Неочевидный интерес: у Проханова много книг, но мало читателей. Назначение романа «Господин Гексоген» «национальным бестселлером» выглядело оксюмороном. Как выразился в свое время некий Юмбло, отвергший от имени издателя Оллендорфа рукопись «В поисках утраченного времени»: «Возможно, конечно, это следствие моей ограниченности, но я не в состоянии постичь, зачем описывать на тридцати страницах, как человек ворочается в постели перед сном». Можно представить, как отреагировал бы этот нетерпеливый читатель на пятидесятистраничные мемуары о бабушкином бульоне и лиловых сосках африканской любовницы.
Читать Проханова без путеводителя может показаться так же скучно, как ездить по протяженной и невыдающейся в ландшафтном отношении стране (ничего личного) без проводника. Бесконечные отступления, блуждания по патриотическим катакомбам, босхианские ассамблеи, экзальтированные филиппики, литании красных духов; мне множество раз приходилось держать в руках в библиотеках прохановские романы, ни разу, судя по формулярам, не востребованные за двадцать, а то и тридцать лет.
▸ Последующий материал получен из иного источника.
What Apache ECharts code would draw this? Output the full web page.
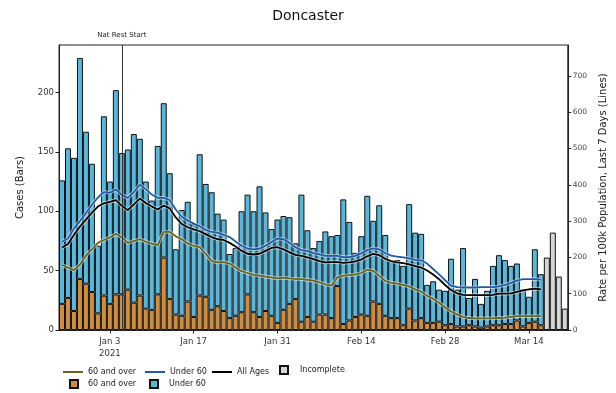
<!DOCTYPE html>
<html><head><meta charset="utf-8">
<script src="https://cdn.jsdelivr.net/npm/echarts@6/dist/echarts.min.js"></script>
<style>html,body{margin:0;padding:0;background:#fff}#c{width:616px;height:393px}</style>
</head><body><div id="c"></div>
<script>
// Daily categories: 2020-12-26 .. 2021-03-20 (85 days)
const dates = [];
for (let i = 0; i < 85; i++) {
  const d = new Date(Date.UTC(2020, 11, 26 + i));
  dates.push(d.toISOString().slice(0, 10));
}
const tickLabels = {
  '2021-01-03': 'Jan 3\n2021', '2021-01-17': 'Jan 17', '2021-01-31': 'Jan 31',
  '2021-02-14': 'Feb 14', '2021-02-28': 'Feb 28', '2021-03-14': 'Mar 14'
};
const natRestDate = '2021-01-05';

// Complete days (first 81)
const cases60Plus = [22,27,16,43,39,32,14,29,22,30, 30,34,23,29,18,17,30,61,26,13,
  12,24,11,29,28,17,20,16,10,12, 15,30,15,11,16,12,6,17,22,26,
  7,11,7,13,13,10,37,5,8,11, 13,12,24,22,12,10,10,4,18,8,
  10,6,6,7,4,5,3,3,4,3, 2,3,4,4,5,5,8,3,6,7,4];
const casesUnder60 = [104,126,129,186,128,108,57,151,103,172, 119,118,142,132,107,92,125,130,106,55,
  89,84,78,119,95,99,78,77,54,57, 85,84,85,110,83,73,87,79,73,47,
  107,73,62,62,70,69,43,105,83,54, 66,101,68,83,68,48,49,50,88,74,
  71,32,35,27,29,55,31,66,23,40, 20,30,50,59,54,49,48,31,22,61,43];
// Incomplete days (last 4)
const casesIncomplete = [61,82,45,18];

// 7-day rates per 100k
const rate60Plus = [179,172,165,180,205,222,240,248,255,265, 255,240,245,250,243,238,234,270,270,258,
  250,238,232,228,210,190,186,187,183,172, 162,157,152,150,147,145,142,144,142,141,
  140,138,136,131,126,122,145,150,151,153, 157,166,163,149,135,130,128,124,120,112,
  106,94,86,75,62,51,43,36,33,32, 32,32,32,33,34,36,38,38,38,38,38];
const rateUnder60 = [243,252,280,300,322,345,365,380,378,387, 372,364,380,400,388,373,364,364,358,332,
  312,302,293,286,276,270,268,262,256,244, 232,224,222,224,232,242,252,250,240,228,
  220,218,212,208,204,205,204,201,201,204, 211,220,225,222,212,205,202,200,197,193,
  192,183,168,153,137,122,118,117,117,117, 118,118,118,120,124,130,136,140,140,140,139];
const rateAll = [227,237,262,285,304,323,340,349,353,358, 342,330,346,362,350,340,332,343,335,310,
  292,283,277,272,264,256,250,248,240,230, 218,210,208,210,218,226,228,222,214,207,
  204,200,195,190,186,187,187,185,186,189, 194,203,210,206,196,190,186,184,181,176,
  172,164,153,140,124,110,101,97,96,96, 96,96,97,100,100,101,105,109,112,114,112];

const nC = cases60Plus.length;
const pad = arr => dates.map((d, i) => i < arr.length ? arr[i] : null);
const incData = dates.map((d, i) => i >= nC ? casesIncomplete[i - nC] : null);

const FONT = 'DejaVu Sans';
const C_OLD = '#cf8d3f', C_YOUNG = '#5ab7dc', C_INC = '#d6d6d6';
const L_OLD = '#66641e', L_YOUNG = '#1f5ba8', L_ALL = '#000000';
const isTick = (idx, val) => tickLabels[val] !== undefined;

function halo(data) {
  return { type: 'line', yAxisIndex: 1, data: pad(data), symbol: 'none', silent: true,
    lineStyle: { color: 'rgba(255,255,255,0.55)', width: 3.6 }, z: 3 };
}
function lineS(name, data, color) {
  return { name: name, type: 'line', yAxisIndex: 1, data: pad(data), symbol: 'none',
    lineStyle: { color: color, width: 1.8 }, itemStyle: { color: color }, z: 4 };
}
function legendItem(name, left, top, w, h, fmt, icon, pad0) {
  return { data: [{ name: name, icon: icon }], left: left, top: top, itemWidth: w, itemHeight: h, padding: 0,
    formatter: fmt, selectedMode: false,
    textStyle: { fontFamily: FONT, fontSize: 8, color: '#222', padding: [0, 0, 0, pad0 || 0] } };
}

const chart = echarts.init(document.getElementById('c'), null, { renderer: 'canvas' });
chart.setOption({
  animation: false,
  backgroundColor: '#fff',
  title: { text: 'Doncaster', left: 'center', top: 4,
    textStyle: { fontFamily: FONT, fontSize: 14, fontWeight: 'normal', color: '#111' } },
  grid: { left: 59, right: 43, top: 45, bottom: 63, show: true, borderColor: '#222', borderWidth: 1, backgroundColor: 'transparent' },
  legend: [
    legendItem('60 and over (rate)', 63, 368, 20, 2, '60 and over', 'rect'),
    legendItem('60 and over', 69, 379, 8, 8, '60 and over', 'rect', 5),
    legendItem('Under 60 (rate)', 145, 368, 20, 2, 'Under 60', 'rect'),
    legendItem('Under 60', 149, 379, 8, 8, 'Under 60', 'rect', 6),
    legendItem('All Ages', 212, 368, 20, 2, 'All Ages', 'rect'),
    legendItem('Incomplete', 279, 365, 8, 8, 'Incomplete', 'rect', 7)
  ],
  xAxis: {
    type: 'category', data: dates, boundaryGap: true,
    axisLine: { show: true, lineStyle: { color: '#222' } },
    axisTick: { show: true, interval: isTick, alignWithLabel: true, length: 3.5, lineStyle: { color: '#222' } },
    axisLabel: { interval: isTick, formatter: v => tickLabels[v] || '', fontFamily: FONT, fontSize: 8.5,
      color: '#333', margin: 6, lineHeight: 12 },
    splitLine: { show: false }
  },
  yAxis: [
    { type: 'value', min: 0, max: 240, interval: 50, position: 'left',
      name: 'Cases (Bars)', nameLocation: 'middle', nameGap: 34, nameRotate: 90,
      nameTextStyle: { fontFamily: FONT, fontSize: 10, color: '#222' },
      axisLine: { show: true, lineStyle: { color: '#222' } },
      axisTick: { show: true, length: 3.5, lineStyle: { color: '#222' } },
      axisLabel: { fontFamily: FONT, fontSize: 8.5, color: '#333', margin: 5, showMaxLabel: false },
      splitLine: { show: false } },
    { type: 'value', min: 0, max: 785, interval: 100, position: 'right',
      name: 'Rate per 100k Population, Last 7 Days (Lines)', nameLocation: 'middle', nameGap: 29, nameRotate: 90,
      nameTextStyle: { fontFamily: FONT, fontSize: 10, color: '#222' },
      axisLine: { show: true, lineStyle: { color: '#222' } },
      axisTick: { show: true, length: 3.5, lineStyle: { color: '#222' } },
      axisLabel: { fontFamily: FONT, fontSize: 7.5, color: '#444', margin: 5, showMaxLabel: false },
      splitLine: { show: false } }
  ],
  series: [
    { name: '60 and over', type: 'bar', stack: 'cases', data: pad(cases60Plus), barCategoryGap: '0%',
      itemStyle: { color: C_OLD, borderColor: '#111', borderWidth: 1 }, z: 2,
      markLine: { symbol: 'none', silent: true, animation: false,
        lineStyle: { color: '#333', width: 1, type: 'solid' },
        label: { show: true, position: 'end', formatter: 'Nat Rest Start', fontFamily: FONT, fontSize: 7, color: '#222', distance: 6 },
        data: [{ xAxis: natRestDate }] } },
    { name: 'Under 60', type: 'bar', stack: 'cases', data: pad(casesUnder60), barCategoryGap: '0%',
      itemStyle: { color: C_YOUNG, borderColor: '#111', borderWidth: 1 }, z: 2 },
    { name: 'Incomplete', type: 'bar', stack: 'cases', data: incData, barCategoryGap: '0%',
      itemStyle: { color: C_INC, borderColor: '#111', borderWidth: 1 }, z: 2 },
    halo(rate60Plus), halo(rateUnder60), halo(rateAll),
    lineS('60 and over (rate)', rate60Plus, L_OLD),
    lineS('Under 60 (rate)', rateUnder60, L_YOUNG),
    lineS('All Ages', rateAll, L_ALL)
  ]
});
</script></body></html>
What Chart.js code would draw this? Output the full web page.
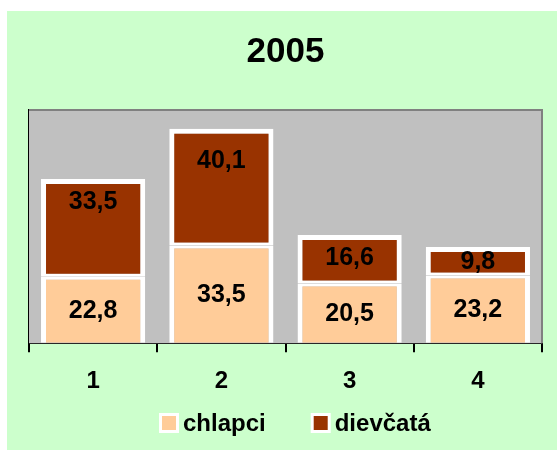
<!DOCTYPE html>
<html>
<head>
<meta charset="utf-8">
<script src="https://cdn.jsdelivr.net/npm/chart.js@4/dist/chart.umd.min.js"></script>
<style>
  html, body { margin: 0; padding: 0; background: #ffffff; }
  #wrap { position: absolute; left: 7px; top: 11px; width: 550px; height: 439px; background: #CCFFCC; }
  canvas { display: block; }
</style>
</head>
<body>
<div id="wrap"><canvas id="chart" width="550" height="439"></canvas></div>
<script>
  // --- Data ---
  const categories = ['1', '2', '3', '4'];
  const chlapci = [22.8, 33.5, 20.5, 23.2];
  const dievcata = [33.5, 40.1, 16.6, 9.8];
  const seriesNames = ['chlapci', 'dievčatá'];
  const chartTitle = '2005';

  const FONT = "'Liberation Sans', Arial, sans-serif";
  const PEACH = '#FFCC99';
  const BROWN = '#993300';

  function fmt(v) {
    return v.toFixed(1).replace('.', ',');
  }

  // plot background + frame
  const plotFrame = {
    id: 'plotFrame',
    beforeDatasetsDraw: function (chart) {
      const a = chart.chartArea;
      const c = chart.ctx;
      c.save();
      c.fillStyle = '#C0C0C0';
      c.fillRect(a.left, a.top, a.right - a.left, a.bottom - a.top);
      c.strokeStyle = '#808080';
      c.lineWidth = 2;
      c.beginPath();
      c.moveTo(a.left, a.top);
      c.lineTo(a.right, a.top);
      c.lineTo(a.right, a.bottom);
      c.stroke();
      c.restore();
    }
  };

  // value labels inside the segments
  const valueLabels = {
    id: 'valueLabels',
    afterDatasetsDraw: function (chart) {
      const c = chart.ctx;
      c.save();
      c.font = 'bold 25px ' + FONT;
      c.fillStyle = '#000000';
      c.textAlign = 'center';
      c.textBaseline = 'middle';
      chart.data.datasets.forEach(function (ds, di) {
        chart.getDatasetMeta(di).data.forEach(function (bar, i) {
          const top = bar.y;
          const center = (bar.y + bar.base) / 2;
          let y = center;
          if (di === 1) {
            y = Math.min(center, Math.max(center - 27, top + 22));
          }
          c.fillText(fmt(ds.data[i]), bar.x, y + 1);
        });
      });
      c.restore();
    }
  };

  // legend drawn by hand (tight box/text gap)
  const bottomLegend = {
    id: 'bottomLegend',
    afterDraw: function (chart) {
      const c = chart.ctx;
      c.save();
      c.font = 'bold 24px ' + FONT;
      c.textBaseline = 'middle';
      c.textAlign = 'left';
      let x = 152;
      const y = 412;
      chart.data.datasets.forEach(function (ds) {
        c.fillStyle = '#FFFFFF';
        c.fillRect(x, y - 10, 20, 20);
        c.fillStyle = ds.backgroundColor;
        c.fillRect(x + 3, y - 7, 14, 14);
        c.fillStyle = '#000000';
        c.fillText(ds.label, x + 24, y + 1);
        x += 24 + c.measureText(ds.label).width + 45;
      });
      c.restore();
    }
  };

  new Chart(document.getElementById('chart'), {
    type: 'bar',
    data: {
      labels: categories,
      datasets: [{
        label: seriesNames[0],
        data: chlapci,
        backgroundColor: PEACH,
        borderColor: '#FFFFFF',
        borderWidth: { left: 5, right: 5, top: 3, bottom: 0 },
        borderSkipped: false
      }, {
        label: seriesNames[1],
        data: dievcata,
        backgroundColor: BROWN,
        borderColor: '#FFFFFF',
        borderWidth: { left: 5, right: 5, top: 5, bottom: 3 },
        borderSkipped: false
      }]
    },
    options: {
      responsive: false,
      animation: false,
      datasets: {
        bar: { categoryPercentage: 1, barPercentage: 0.8125 }
      },
      layout: { padding: { left: 22, right: 15, top: 0, bottom: 39 } },
      plugins: {
        legend: { display: false },
        tooltip: { enabled: false },
        title: {
          display: true,
          text: chartTitle,
          color: '#000000',
          font: { family: FONT, size: 35, weight: 'bold', lineHeight: 1.2 },
          padding: { top: 20, bottom: 37 }
        }
      },
      scales: {
        x: {
          stacked: true,
          grid: {
            offset: true,
            drawOnChartArea: false,
            color: '#000000',
            lineWidth: 2,
            tickLength: 9
          },
          border: { color: '#000000', width: 2 },
          ticks: {
            color: '#000000',
            padding: 15,
            font: { family: FONT, size: 24, weight: 'bold' }
          }
        },
        y: {
          stacked: true,
          min: 0,
          max: 80,
          grid: { drawOnChartArea: false, drawTicks: false },
          border: { color: '#000000', width: 2 },
          ticks: { display: false }
        }
      }
    },
    plugins: [plotFrame, valueLabels, bottomLegend]
  });
</script>
</body>
</html>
Мне известны несколько людей, которые, испытывая к автору искреннее уважение, не готовы работать мачете, чтобы пробиваться сквозь сельву его текстов. Ученый С. Солнцев, не отрицающий, что «Проханов — прежде всего искренний и пламенный борец за Красную империю», подчеркивает, тем не менее, что «писатель он постольку, поскольку он борец за эту идею». Философа Дугина мне удалось поймать на слове в тот момент, когда спросил, похож ли, по его мнению, Проханов на генерала Белосельцева. После неловкой паузы — единственной посреди великолепного монолога-экспромта — он сказал: «Знаете, может, это не для книги, но я, честно говоря, ни одного произведения Александра Андреевича не читал. Это не принципиальная позиция, но так получилось. Не хочется его обижать, но…» Что «но»? Получается, он не воспринимал Проханова как писателя? «Знаете, избитая шутка: „Вы читали Бальзака? — Нет, я с ним обедал“. Такой яркий человек, веселый публицист и единомышленник… мне казалось, что при таком интенсивном взаимодействии литература может подождать — потому что для рефлексии, фиксации, параллельной, выдуманной истории нет места. Мы делали историю, мы могли написать призыв на баррикады и тут же пойти туда. Литература — осмысление, для нее нужен человек вне истории». Означает ли это, что даже среди сотрудников у него была репутация графомана? «Он человек действия, мне не интересны были продукты его литературной рефлексии, он был интересен как Актор». Впрочем, и Дугин с удивлением отметил, что даже «среди самых вменяемых людей» у Проханова находились читатели; хотя — «я некомпетентен, у меня консервативные литературные вкусы».